Tuesday, 26 May 2015

More on my Andean Journey

As I said in my report on Campaign I picked up a contemporary account of some of the Peruvian/Chilean conflict. This was written by Rudolf de Lisle,a Royal Naval officer on HMS Shannon, who kept a diary and illustrated it with watercolours. It was re-printed by Pen & Sword books in 2008 and I got my copy from Dave Lanchester*.

The book has a historical introduction which is okay, and suffers from some idiosyncratic foot-noting, but otherwise it’s a gem. The chap who wrote it was a talented water-colourist. He’s clearly an amateur but he’s a military educated amateur so he knows what he is painting when he’s doing the military stuff. He served on land from time-to-time, which ultimately cost him his life at Abu Klea**.

Most of the military illustrations are of naval combat between the Peruvian and Chilean ironclads. He saw most if not all of the ships concerned, although I don’t know that he actually saw them in ship-to-ship action. If you want to model the ships the pictures are excellent.

There are some pictures of the land based forces, including of the fortifications built round Miraflores all of which are useful. Even more useful for me, already having the Caliver book on the uniforms, are the illustrations of the terrain, showing the colours, types of buildings and so on. One of the pictures at least is of a place I have visited that is now completely built over.

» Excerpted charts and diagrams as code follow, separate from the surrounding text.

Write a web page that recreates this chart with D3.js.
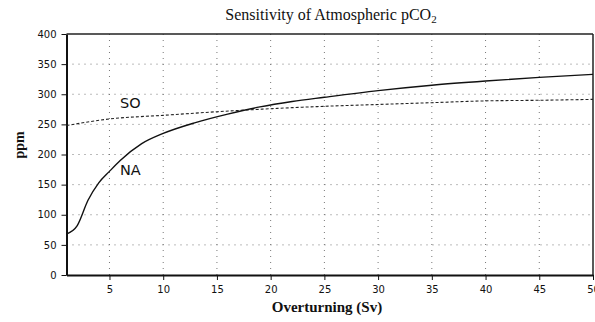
<!DOCTYPE html>
<html>
<head>
<meta charset="utf-8">
<script src="https://cdn.jsdelivr.net/npm/d3@7"></script>
<style>
  body { margin: 0; background: #fff; }
  svg { display: block; }
</style>
</head>
<body>
<div id="chart"></div>
<script>
// Data
const naOverturning = [1, 2, 3, 4, 5, 6, 8, 10, 13, 16, 19, 22, 25, 30, 35, 40, 45, 50];
const naPco2 = [68, 82, 124, 153, 172, 190, 218, 235, 253, 267, 279, 288, 295, 306, 315, 322, 328, 333];
const soOverturning = [1, 5, 10, 15, 20, 25, 30, 35, 40, 45, 50];
const soPco2 = [248, 259, 265, 271, 276, 280, 283, 286, 289, 290, 291.5];
const xTicks = [5, 10, 15, 20, 25, 30, 35, 40, 45, 50];
const yTicks = [0, 50, 100, 150, 200, 250, 300, 350, 400];

const width = 595, height = 322;
const margin = { top: 34, right: 2, bottom: 47, left: 66.5 };
const sans = 'DejaVu Sans, Verdana, sans-serif';
const serif = 'Liberation Serif, Times New Roman, serif';

const svg = d3.select('#chart')
    .append('svg')
    .attr('width', width)
    .attr('height', height);

const x = d3.scaleLinear()
    .domain([1, 50])
    .range([margin.left, width - margin.right]);

const y = d3.scaleLinear()
    .domain([0, 400])
    .range([height - margin.bottom, margin.top]);

// Grid lines (dotted)
const grid = svg.append('g').attr('stroke', '#777').attr('stroke-width', 1).attr('stroke-dasharray', '1,5');
grid.selectAll('.vg')
    .data(xTicks.filter(d => d < 50))
    .join('line')
    .attr('x1', d => x(d)).attr('x2', d => x(d))
    .attr('y1', y(0)).attr('y2', y(400));
grid.selectAll('.hg')
    .data(yTicks.filter(d => d > 0 && d < 400))
    .join('line')
    .attr('x1', x(1)).attr('x2', x(50))
    .attr('y1', d => y(d)).attr('y2', d => y(d));

// Frame top & right
svg.append('line')
    .attr('x1', x(1)).attr('x2', x(50))
    .attr('y1', y(400)).attr('y2', y(400))
    .attr('stroke', '#222').attr('stroke-width', 1.5);
svg.append('line')
    .attr('x1', x(50)).attr('x2', x(50))
    .attr('y1', y(400)).attr('y2', y(0))
    .attr('stroke', '#222').attr('stroke-width', 1.5);

// Axes
const xAxis = d3.axisBottom(x).tickValues(xTicks).tickSize(5).tickSizeOuter(0);
const yAxis = d3.axisLeft(y).tickValues(yTicks).tickSize(5).tickSizeOuter(0);

const gx = svg.append('g')
    .attr('transform', `translate(0,${y(0)})`)
    .call(xAxis);
gx.select('.domain').attr('stroke', '#111').attr('stroke-width', 2);
gx.selectAll('.tick line').attr('stroke', '#111');
gx.selectAll('text')
    .attr('dy', '0.95em')
    .style('font-family', sans)
    .style('font-size', '10px')
    .attr('fill', '#111');

const gy = svg.append('g')
    .attr('transform', `translate(${x(1)},0)`)
    .call(yAxis);
gy.select('.domain').attr('stroke', '#111').attr('stroke-width', 2);
gy.selectAll('.tick line').attr('stroke', '#111');
gy.selectAll('text')
    .attr('x', -10)
    .style('font-family', sans)
    .style('font-size', '10px')
    .attr('fill', '#111');

// Curves
const line = d3.line()
    .x(d => x(d[0]))
    .y(d => y(d[1]))
    .curve(d3.curveMonotoneX);

svg.append('path')
    .datum(soOverturning.map((d, i) => [d, soPco2[i]]))
    .attr('fill', 'none')
    .attr('stroke', '#222')
    .attr('stroke-width', 1.1)
    .attr('stroke-dasharray', '3,2')
    .attr('d', line);

svg.append('path')
    .datum(naOverturning.map((d, i) => [d, naPco2[i]]))
    .attr('fill', 'none')
    .attr('stroke', '#111')
    .attr('stroke-width', 1.4)
    .attr('d', line);

// Curve labels
svg.append('text')
    .attr('x', 120).attr('y', 108)
    .style('font-family', sans)
    .style('font-size', '14.5px')
    .attr('fill', '#111')
    .text('SO');
svg.append('text')
    .attr('x', 120).attr('y', 175)
    .style('font-family', sans)
    .style('font-size', '14.5px')
    .attr('fill', '#111')
    .text('NA');

// Title
const title = svg.append('text')
    .attr('x', 331).attr('y', 20)
    .attr('text-anchor', 'middle')
    .style('font-family', serif)
    .style('font-size', '16px')
    .attr('fill', '#111');
title.append('tspan').text('Sensitivity of Atmospheric pCO');
title.append('tspan').attr('dy', 3).style('font-size', '11px').text('2');

// Axis titles
svg.append('text')
    .attr('x', 327).attr('y', 312)
    .attr('text-anchor', 'middle')
    .style('font-family', serif)
    .style('font-size', '15px')
    .style('font-weight', 'bold')
    .attr('fill', '#111')
    .text('Overturning (Sv)');

svg.append('text')
    .attr('transform', 'translate(24,145) rotate(-90)')
    .attr('text-anchor', 'middle')
    .style('font-family', serif)
    .style('font-size', '14px')
    .style('font-weight', 'bold')
    .attr('fill', '#111')
    .text('ppm');
</script>
</body>
</html>
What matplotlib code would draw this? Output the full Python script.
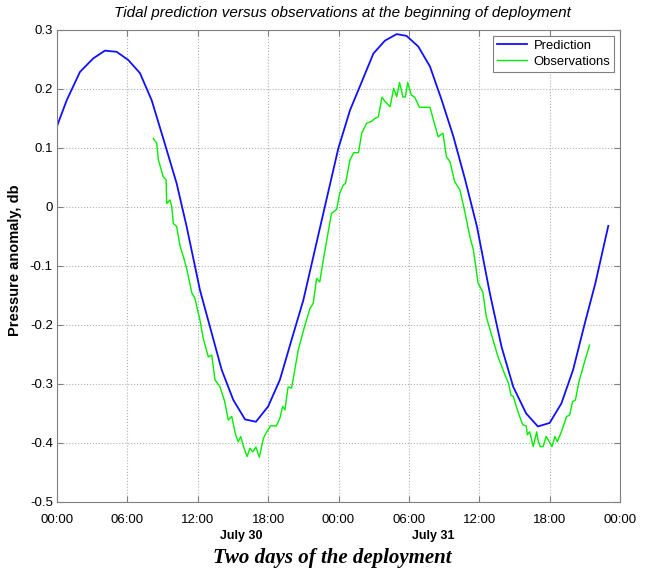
import matplotlib
matplotlib.use("Agg")
import matplotlib.pyplot as plt
import matplotlib.transforms as mtransforms

# hours from 00:00 on the first day
pred_hours = [0, 0.83, 1.96, 3.1, 4.09, 5.09, 6.08, 7.07, 8.07, 9.06, 10.2, 11.05,
              12.19, 13.04, 14.04, 15.03, 16.03, 16.96, 18.0, 19.0, 20.0, 21.0, 22.7,
              23.98, 24.98, 25.98, 26.97, 27.96, 28.96, 29.8, 30.8, 31.8, 32.8, 33.8,
              34.8, 35.8, 36.9, 37.9, 38.9, 40.0, 41.0, 42.0, 43.0, 44.0, 45.0, 45.9, 47.0]
pred_vals = [0.137, 0.181, 0.229, 0.252, 0.265, 0.263, 0.249, 0.227, 0.181, 0.116, 0.040,
             -0.033, -0.141, -0.203, -0.276, -0.327, -0.360, -0.364, -0.338, -0.293,
             -0.225, -0.158, -0.011, 0.099, 0.164, 0.212, 0.260, 0.282, 0.293, 0.290,
             0.272, 0.238, 0.181, 0.119, 0.046, -0.033, -0.146, -0.237, -0.305, -0.350,
             -0.372, -0.366, -0.333, -0.276, -0.197, -0.129, -0.032]

obs_hours = [8.21, 8.5, 8.64, 9.06, 9.3, 9.35, 9.63, 9.78, 9.92, 10.2, 10.5, 10.77, 11.05,
             11.5, 11.76, 12.19, 12.47, 12.9, 13.19, 13.47, 13.9, 14.3, 14.6, 14.9, 15.2,
             15.45, 15.66, 15.9, 16.2, 16.45, 16.7, 16.96, 17.25, 17.6, 17.8, 18.2, 18.7,
             19.0, 19.24, 19.43, 19.7, 20.0, 20.57, 21.1, 21.57, 21.85, 22.13, 22.4, 22.7,
             23.0, 23.4, 23.84, 24.1, 24.4, 24.6, 24.98, 25.3, 25.7, 25.98, 26.4, 26.8,
             27.1, 27.4, 27.7, 27.96, 28.4, 28.7, 28.96, 29.2, 29.5, 29.7, 29.9, 30.2,
             30.5, 30.9, 31.8, 32.1, 32.5, 32.9, 33.2, 33.5, 33.9, 34.35, 34.8, 35.2,
             35.5, 35.9, 36.3, 36.6, 37.05, 37.6, 38.2, 38.5, 38.7, 38.9, 39.3, 39.7,
             40.0, 40.1, 40.3, 40.6, 40.9, 41.0, 41.2, 41.45, 41.7, 41.97, 42.2, 42.45,
             42.65, 43.0, 43.45, 43.7, 43.95, 44.2, 44.5, 44.9, 45.4]
obs_vals = [0.116, 0.108, 0.080, 0.051, 0.046, 0.006, 0.012, 0.001, -0.028, -0.033, -0.067,
            -0.084, -0.104, -0.146, -0.155, -0.192, -0.223, -0.254, -0.251, -0.293, -0.305,
            -0.330, -0.361, -0.355, -0.384, -0.398, -0.389, -0.406, -0.423, -0.409, -0.415,
            -0.407, -0.424, -0.392, -0.384, -0.371, -0.371, -0.358, -0.338, -0.344, -0.305,
            -0.307, -0.242, -0.203, -0.172, -0.163, -0.121, -0.127, -0.090, -0.056, -0.011,
            -0.004, 0.023, 0.037, 0.040, 0.080, 0.092, 0.092, 0.125, 0.142, 0.145, 0.150,
            0.153, 0.186, 0.179, 0.170, 0.201, 0.187, 0.211, 0.186, 0.187, 0.211, 0.190,
            0.186, 0.169, 0.169, 0.147, 0.119, 0.125, 0.085, 0.077, 0.043, 0.029, -0.011,
            -0.050, -0.073, -0.129, -0.144, -0.186, -0.217, -0.254, -0.285, -0.299, -0.319,
            -0.321, -0.347, -0.369, -0.371, -0.386, -0.381, -0.406, -0.381, -0.395, -0.406,
            -0.406, -0.389, -0.398, -0.406, -0.389, -0.398, -0.381, -0.355, -0.353, -0.330,
            -0.327, -0.296, -0.268, -0.234]

tick_hours = [0, 6, 12, 18, 24, 30, 36, 42, 48]
tick_labels = ["00:00", "06:00", "12:00", "18:00", "00:00", "06:00", "12:00", "18:00", "00:00"]
day_labels = ["July 30", "July 31"]
day_pos = [15.7, 32.05]

plt.rcParams["font.family"] = ["Liberation Sans", "DejaVu Sans"]

fig = plt.figure(figsize=(6.47, 5.70), dpi=100)
ax = fig.add_axes([0.0881, 0.1193, 0.8702, 0.8281])

ax.plot(pred_hours, pred_vals, color="#1010ff", lw=1.3, label="Prediction")
ax.plot(obs_hours, obs_vals, color="#00ee00", lw=1.0, label="Observations")

ax.set_xlim(0, 48)
ax.set_ylim(-0.5, 0.3)
ax.set_xticks(tick_hours)
ax.set_xticklabels(tick_labels)
ax.set_yticks([-0.5, -0.4, -0.3, -0.2, -0.1, 0, 0.1, 0.2, 0.3])
ax.set_yticklabels(["-0.5", "-0.4", "-0.3", "-0.2", "-0.1", "0", "0.1", "0.2", "0.3"])
ax.tick_params(direction="in", top=True, right=True, length=4, labelsize=9.5,
               color="#808080", pad=3)
ax.tick_params(axis="x", pad=9)
ax.grid(True, linestyle=":", color="#b0b0b0", lw=0.8)
for s in ax.spines.values():
    s.set_color("#808080")

ax.set_ylabel("Pressure anomaly, db", fontsize=10.5, fontweight="bold")
ax.yaxis.set_label_coords(-0.062, 0.513)

trans = mtransforms.blended_transform_factory(ax.transData, ax.transAxes)
for p, lab in zip(day_pos, day_labels):
    ax.text(p, -0.072, lab, transform=trans, ha="center", va="center",
            fontsize=9, fontweight="bold")

leg = ax.legend(loc="upper right", fontsize=9.4, fancybox=False, framealpha=1,
                edgecolor="#808080", borderaxespad=0.45, handlelength=2.3,
                handletextpad=0.5, borderpad=0.3, labelspacing=0.3)
leg.get_frame().set_linewidth(0.8)

fig.text(0.530, 0.977, "Tidal prediction versus observations at the beginning of deployment",
         ha="center", va="center", fontsize=11, style="italic")
fig.text(0.513, 0.0125, "Two days of the deployment", ha="center", va="baseline",
         fontsize=15, style="italic", fontweight="bold", family="Liberation Serif")

fig.savefig("out.png", dpi=100)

The diary text is of variable usage but all interesting as to what was important to a Naval office in the last quarter of the 19th century. Playing cricket against other ships and the locals features highly.
It’s a lovely book and thoroughly recommended to anyone with an interest in that period and not just in that part of the world. After all many of the ironclads that fought were built in Britain and most of ours never saw any action.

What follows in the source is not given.